The simplest way of describing the USC Brain and Creativity Institute is to say that it is dedicated to discovering how the human brain generates individual and social well-being. In the BCI’s unique environment, renowned neuroscientists and a new generation of brilliant researchers, work side-by-side with a diverse group of students with expertise in psychology, brain imaging, computer science, engineering, physics, education, psychiatry, philosophy, and the arts.

Together, they tackle a range of issues. For example, in order to better manage conditions such as pain, depression and addiction that drastically reduce individual well-being, it is necessary to understand how the brain generates emotions and feelings. BCI investigators use several approaches, from state-of-the-art human brain imaging to laboratory studies, to help identify novel strategies that control these problems ranging from social interventions to the development of new medications. This allows individuals who struggle with these conditions to make positive contributions to our society, communities and economy.

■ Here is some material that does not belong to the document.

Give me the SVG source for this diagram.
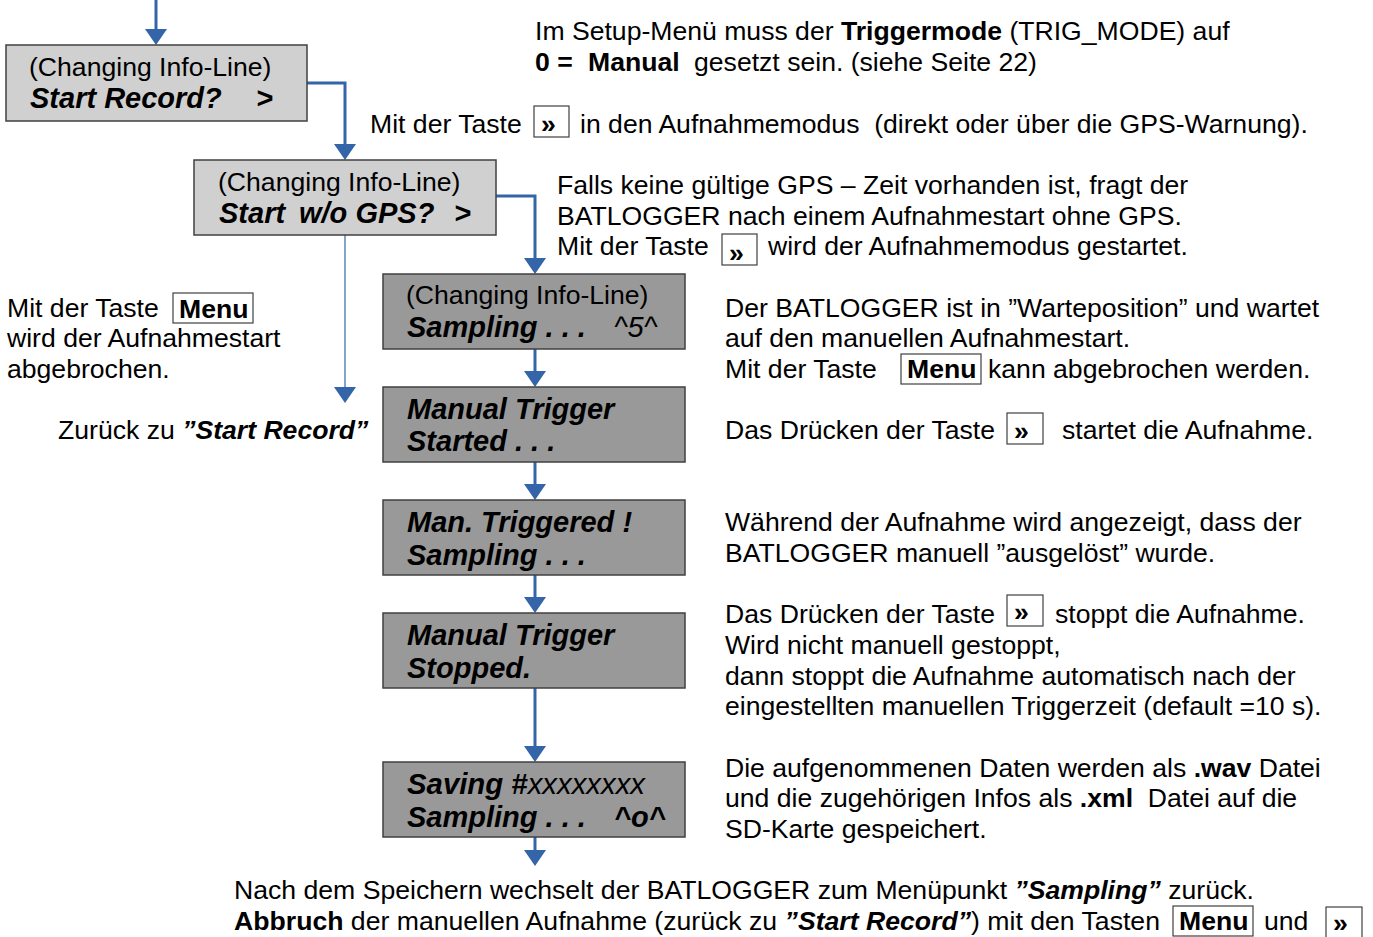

A deeper understanding of human feelings also allows us to address important issues regarding spiritual well-being, which in turn helps shape a well-educated and creative citizenry. For example, early results of an ongoing BCI study undertaken in collaboration with the Los Angeles Philharmonic and the GROW@Annenberg Foundation show the remarkable neural and cognitive benefits of early musical education on the minds and brains of children ages 5 to 12.

BCI researchers are applying neurobiological models of life regulation to analyze the emotions and feelings that underlie societal conflicts in different cultures. This allows them to develop solutions that aim at social well-being through such factors as economic stability, fair governance and conflict resolution.

Artificial intelligence and the development of robotics challenge the conventional boundaries of the definition of humanity. The moral questions surrounding these advances are the focus of a BCI team involved in comparing the designs of living systems and of intelligent artifacts. The future of humanity and its well-being depend, in good part, on understanding the limits, the benefits and the risks of the new technical developments. Moreover, these studies may result in the design of a new generation of lifelike robots and in the elucidation of long-standing puzzles of philosophy and science.